In the Wake of Hurricane…Sandy

In the wake of Hurricanes Harvey and Irma, and with the hurricane season not yet over, insurance experts are dispensing valuable advice in the media about filing claims. Typically, they advise homeowners to file without delay, photograph all storm damage, document expenses incurred from urgent repairs and relocation costs, keep a log of all communications with insurers, and so on.

All of this is good advice, tried and true. What they may not mention is how long it will take to secure compensation. (Or what the homeowner considers fair compensation, which is often not the same as the insurer’s idea.) It wouldn’t surprise anyone that the process could take weeks and months.

What is, however, shocking and deeply worrisome, is that when victims of Hurricanes Harvey and Irma put in their claims, they will have to get in line behind the victims of Hurricane Sandy.

That’s right. Almost five years after Sandy devastated communities in New York and New Jersey, over a thousand families are still fighting with the Federal Emergency Management Agency (FEMA) over their flood claims, according to the government’s own reports.

FEMA is being accused of dragging out the misery of the recovery process beyond anyone’s imagination.

It took Congress to twist the arms of FEMA officials to get them to reopen the Sandy claims process in 2015 due to numerous complaints about their handling of the matter. Some 2,000 people took the agency to court over sloppy evaluations and underassessments.

Perhaps it was, most of all, the revelation that in some cases reports submitted by field inspectors were rewritten by insurers that prompted FEMA to take the unprecedented step of notifying all the Sandy victims that they could request a review of their claims. About 19,500 policyholders did so, resulting in an additional $396 million paid out over the initial $8.2 billion to about 144,000 claimants.

To date, approximately 1,100 cases have yet to be concluded.

“It has been a struggle every step of the way,” August Matteis, a Washington, D.C., lawyer whose firm is representing about 1,200 policyholders, told the Associated Press. “FEMA is still fighting us tooth and nail for every penny.”

The sorry performance of FEMA in the Hurricane Katrina disaster in 2005 was a national scandal which led to an agency overhaul.

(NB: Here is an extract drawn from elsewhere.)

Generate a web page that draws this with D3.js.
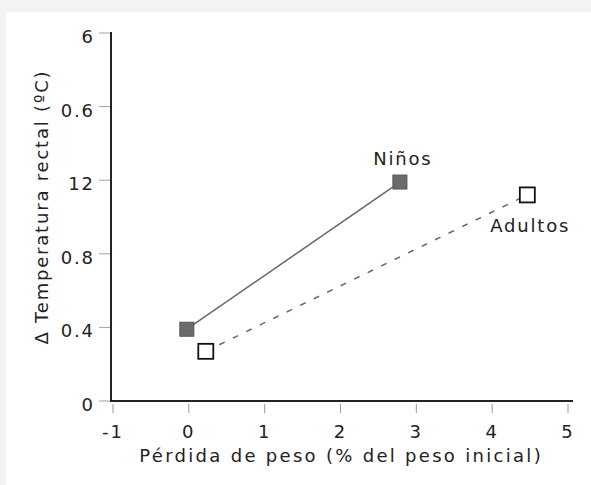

In the decade since, its capacity for swift deployment of personnel to stricken areas, for damage assessment and getting help where needed and when needed, and its authority to coordinate other federal agencies in emergency response, has all been improved.

The Wall Street Journal quoted Chris P. Currie, director of homeland security for the Government Accountability Office, which has been monitoring FEMA’s progress, as saying: “I think it’s safe to say you see a lot of the reforms in action. There are always going to be challenges getting people where they need to go, but those resources were in place,” he said, referring to FEMA’s response to Harvey and Irma.

But the focus has been on delivering immediate assistance to victims in the disaster areas. FEMA’s talent for mismanagement when it comes to compensation for damage caused by hurricanes seems to have survived those reforms.

Perhaps FEMA needs to undergo another round of inspection and adjustment. Perhaps there is something fundamentally wrong not only with the procedures of adjudicating claims, but with the attitudes of the officials in charge.

Why filing a claim for storm damage with the federal government should be a bitter, adversarial process is not clear.

To be sure, the government and private insurers must check the veracity of each claim, and it is only to be expected that some assessments will be disputed. But to prolong the agony for five years is to take bureaucracy to a level of inefficiency and obstinacy that approaches systematic harassment of American citizens.

In any case, the lesson for the survivors of Harvey and Irma is obvious: They have to gird themselves for a similar struggle.

Submitting claims speedily and documenting everything may not be enough. Policyholders have to be ready to seek legal advice and representation in dealing with the people in Washington who are there — ostensibly, at least — to help them.

At the risk of laying another level of bureaucracy on top of what already exists, Congress might want to consider creating a forum to mediate such claims and to step in when the process reaches a certain point after the storm waters have receded, and the victims are still swamped by an unyielding officialdom.

That should be a last resort. Much better, though it might be asking too much, if the inspectors and adjustors would just show a little more compassion, a little more reasonableness, the country could save a great deal of time, trouble and money on paperwork and courts.